>>>>

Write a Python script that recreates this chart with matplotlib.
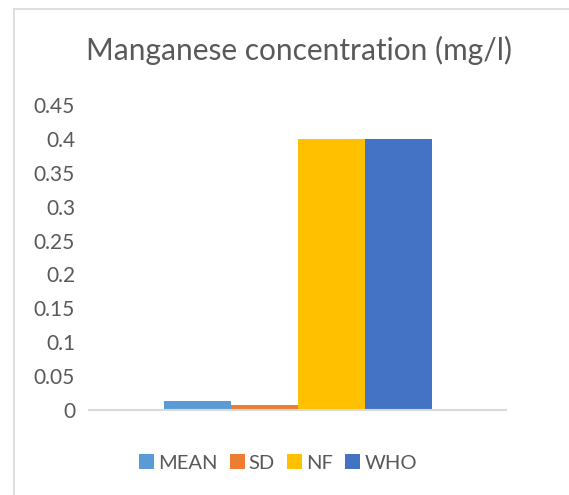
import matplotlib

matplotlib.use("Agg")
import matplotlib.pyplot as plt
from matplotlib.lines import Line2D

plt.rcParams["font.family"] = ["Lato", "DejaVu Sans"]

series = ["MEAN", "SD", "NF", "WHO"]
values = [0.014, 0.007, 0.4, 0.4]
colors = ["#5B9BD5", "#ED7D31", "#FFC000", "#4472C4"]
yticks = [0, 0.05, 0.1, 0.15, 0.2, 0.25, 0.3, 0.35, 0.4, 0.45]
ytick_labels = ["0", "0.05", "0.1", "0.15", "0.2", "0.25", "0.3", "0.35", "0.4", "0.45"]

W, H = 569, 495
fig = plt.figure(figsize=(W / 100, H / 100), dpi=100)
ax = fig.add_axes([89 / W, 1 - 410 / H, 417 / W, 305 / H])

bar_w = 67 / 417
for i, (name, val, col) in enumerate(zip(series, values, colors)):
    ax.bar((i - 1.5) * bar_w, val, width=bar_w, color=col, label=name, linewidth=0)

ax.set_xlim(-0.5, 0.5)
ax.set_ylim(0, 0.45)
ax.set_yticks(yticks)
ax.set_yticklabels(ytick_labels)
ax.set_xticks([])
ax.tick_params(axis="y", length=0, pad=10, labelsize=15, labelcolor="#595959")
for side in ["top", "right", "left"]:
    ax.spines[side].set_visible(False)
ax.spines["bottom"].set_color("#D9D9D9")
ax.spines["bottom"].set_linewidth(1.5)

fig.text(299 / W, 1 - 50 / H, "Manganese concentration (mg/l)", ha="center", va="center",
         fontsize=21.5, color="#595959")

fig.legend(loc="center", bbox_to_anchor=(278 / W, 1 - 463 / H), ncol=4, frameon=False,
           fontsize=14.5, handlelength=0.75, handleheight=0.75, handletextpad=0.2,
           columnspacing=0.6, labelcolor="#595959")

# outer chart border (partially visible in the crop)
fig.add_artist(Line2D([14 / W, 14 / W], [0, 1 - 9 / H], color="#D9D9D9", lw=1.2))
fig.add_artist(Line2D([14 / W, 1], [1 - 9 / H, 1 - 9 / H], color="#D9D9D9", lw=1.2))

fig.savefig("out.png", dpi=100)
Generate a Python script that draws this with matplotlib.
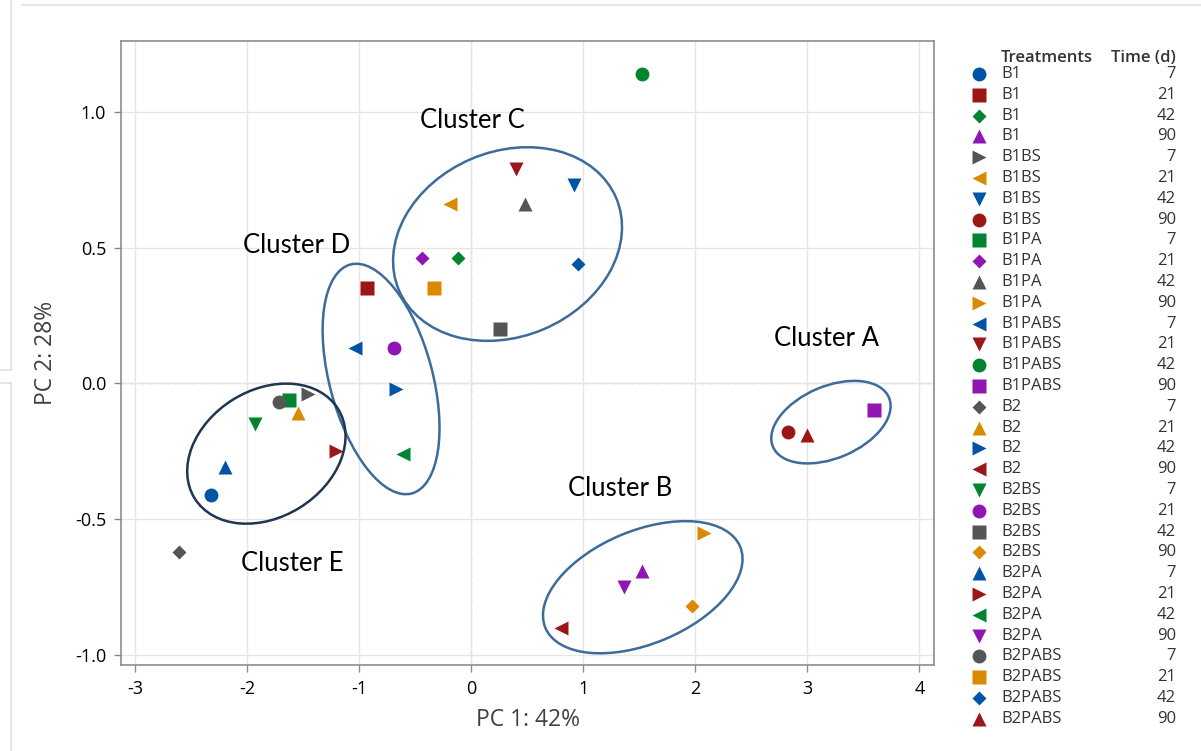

<<<<

• **What needs to be done**:
Find each line that has the word "chart", then copy it out.

• **Reply**:
Write a Python script that recreates this chart with matplotlib.
# outer chart border (partially visible in the crop)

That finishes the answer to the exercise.